V. Key Claim Terms for Construction
The Term: "environment"
- Context and Importance: This term's scope is critical. If construed narrowly to mean only A/V "presentation environments," the patent may not read on Siemens' core industrial products. If construed broadly, it could cover a wide range of Siemens' offerings. Practitioners may focus on this term because the specification’s heavy emphasis on A/V examples could be used to argue for a narrower scope than its more general language might otherwise suggest.
- Intrinsic Evidence for a Broader Interpretation: The patent explicitly states that the invention applies to "a variety of different environments" and provides non-A/V examples, including "a distributed data acquisition and control system" for a vehicle, "integrated building systems" (e.g., HVAC, security), and "a manufacturing or chemical process facility" ('326 Patent, col. 1:24-27; col. 2:7-33).
- Intrinsic Evidence for a Narrower Interpretation: The detailed description, summary, and figures overwhelmingly focus on A/V components like projectors, DVD players, and audio systems ('326 Patent, col. 1:40-42; Figs. 1A-1C, 5-8). A party could argue these specific embodiments define the true scope of the invention.
The Term: "environment model"
- Context and Importance: Claim 1 requires generating a path "based on an environment model." Infringement will depend on whether Siemens' accused systems use a data structure that meets this definition. The case may turn on how specifically this model must be structured and used.
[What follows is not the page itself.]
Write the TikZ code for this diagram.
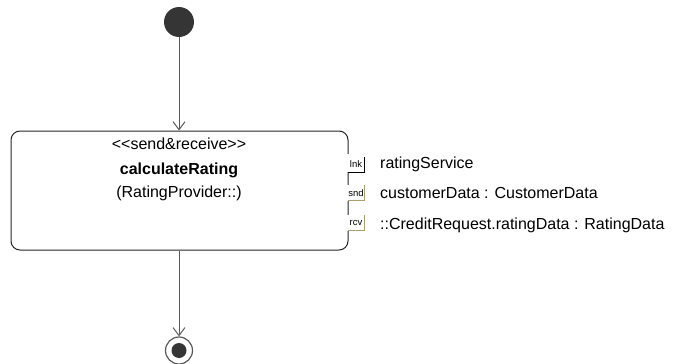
\documentclass[tikz,border=0pt]{standalone}
\usepackage{fontspec}
\setmainfont{Liberation Sans}
\usetikzlibrary{arrows.meta}
\definecolor{linegray}{HTML}{5A5A5A}
\definecolor{dotgray}{HTML}{353535}
\definecolor{pinolive}{HTML}{A8A070}
\tikzset{
  txt/.style={font=\fontsize{16}{18}\selectfont, inner sep=0pt, anchor=base},
  boldtxt/.style={txt, font=\fontsize{16}{18}\selectfont\bfseries},
  labeltxt/.style={txt, anchor=base west},
  pinbox/.style={fill=white, inner sep=0pt, minimum width=17pt, anchor=north west},
  pintxt/.style={font=\fontsize{9.5}{10}\selectfont, inner sep=0pt},
  flow/.style={draw=linegray, line width=1pt, -{Straight Barb[length=8pt,width=12pt,line width=1pt]}},
}
\begin{document}
\begin{tikzpicture}[x=1pt,y=-1pt]
\useasboundingbox (0,0) rectangle (673,364);
% initial node
\node[circle, fill=dotgray, minimum size=30pt, inner sep=0pt] (init) at (179,22) {};
% action
\node[draw=black!85, line width=1pt, rounded corners=9pt, fill=white,
      minimum width=337pt, minimum height=119pt, inner sep=0pt] (act) at (179.5,190.5) {};
\node[txt] (stereo) at (179,149) {<{}<send\&receive>{}>};
\node[boldtxt] (aname) at (179,174) {calculateRating};
\node[txt] (owner) at (179,197) {(RatingProvider::)};
% pins
\node[pinbox, minimum height=18pt] (plnk) at (347,154) {};
\node[pinbox, minimum height=16pt] (psnd) at (347,184.5) {};
\node[pinbox, minimum height=16pt] (prcv) at (347,214.5) {};
\draw[black, line width=1pt] ([yshift=-3pt]plnk.north east) -- (plnk.south east) -- ([xshift=1pt]plnk.south west);
\draw[pinolive, line width=1pt] (psnd.north east) -- (psnd.south east) -- ([xshift=1pt]psnd.south west);
\draw[pinolive, line width=1pt] (prcv.north east) -- (prcv.south east) -- ([xshift=1pt]prcv.south west);
\node[pintxt] (llnk) at (356,164) {lnk};
\node[pintxt] (lsnd) at (356,193) {snd};
\node[pintxt] (lrcv) at (356,223) {rcv};
% pin labels
\node[labeltxt] (tlnk) at (380,168) {ratingService};
\node[labeltxt] (tsnd) at (380,198.5) {customerData : CustomerData};
\node[labeltxt] (trcv) at (380,229) {::CreditRequest.ratingData : RatingData};
% final node
\node[circle, draw=linegray, line width=1.2pt, fill=white, minimum size=27pt, inner sep=0pt] (final) at (179,350.5) {};
\node[circle, fill=dotgray, minimum size=15pt, inner sep=0pt] (finaldot) at (final.center) {};
% flows
\draw[flow] (init) -- (act.north -| init);
\draw[flow] (act.south -| final) -- (final);
\end{tikzpicture}
\end{document}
- Intrinsic Evidence for a Broader Interpretation: The patent describes the model at a high level as representing "the devices 270 and other details of the presentation environment 110," including the "topology of these static connections" ('326 Patent, col. 8:50-54). This could support a reading on any data structure that serves this representative function.
- Intrinsic Evidence for a Narrower Interpretation: The patent provides a detailed data model diagram (Fig. 9) and description, breaking the model into specific components like "device_configs", "routes", and "scene_device_states" ('326 Patent, col. 11:1-col. 12:4). A party may argue that the term requires a data structure with this level of specified detail and interrelation.
VI. Other Allegations
- Indirect Infringement: The complaint alleges both induced and contributory infringement. The inducement allegation is based on claims that Siemens "actively encouraged or instructed" its customers on how to use its products in an infringing manner (Compl. ¶11). The contributory infringement allegation claims the accused products are not staple articles of commerce and their "only reasonable use is an infringing use" (Compl. ¶12).
- Willful Infringement: The complaint alleges that Siemens has known of the '326 patent "from at least the issuance of the patent" and seeks a finding of willful infringement and enhanced damages (Compl. ¶11; p. 6, ¶e). The complaint does not, however, plead specific facts supporting pre-suit knowledge beyond this conclusory statement.
VII. Analyst’s Conclusion: Key Questions for the Case
A core issue will be one of definitional scope: Can the term "environment", which is described extensively in the context of audio-visual "presentation environments," be construed to cover the industrial automation, building management, or other complex systems offered by Siemens? The outcome of this claim construction dispute will likely define the battlefield for the infringement analysis.
A key evidentiary question will be one of technical implementation: As discovery proceeds, the central question will be whether Siemens' accused systems, in their actual operation, incorporate the specific architectural elements recited in the claims, particularly the "environment model" and the "event generator" and "event handler" subsystems. The current complaint lacks the factual detail to assess this, making it a primary focus for future proceedings.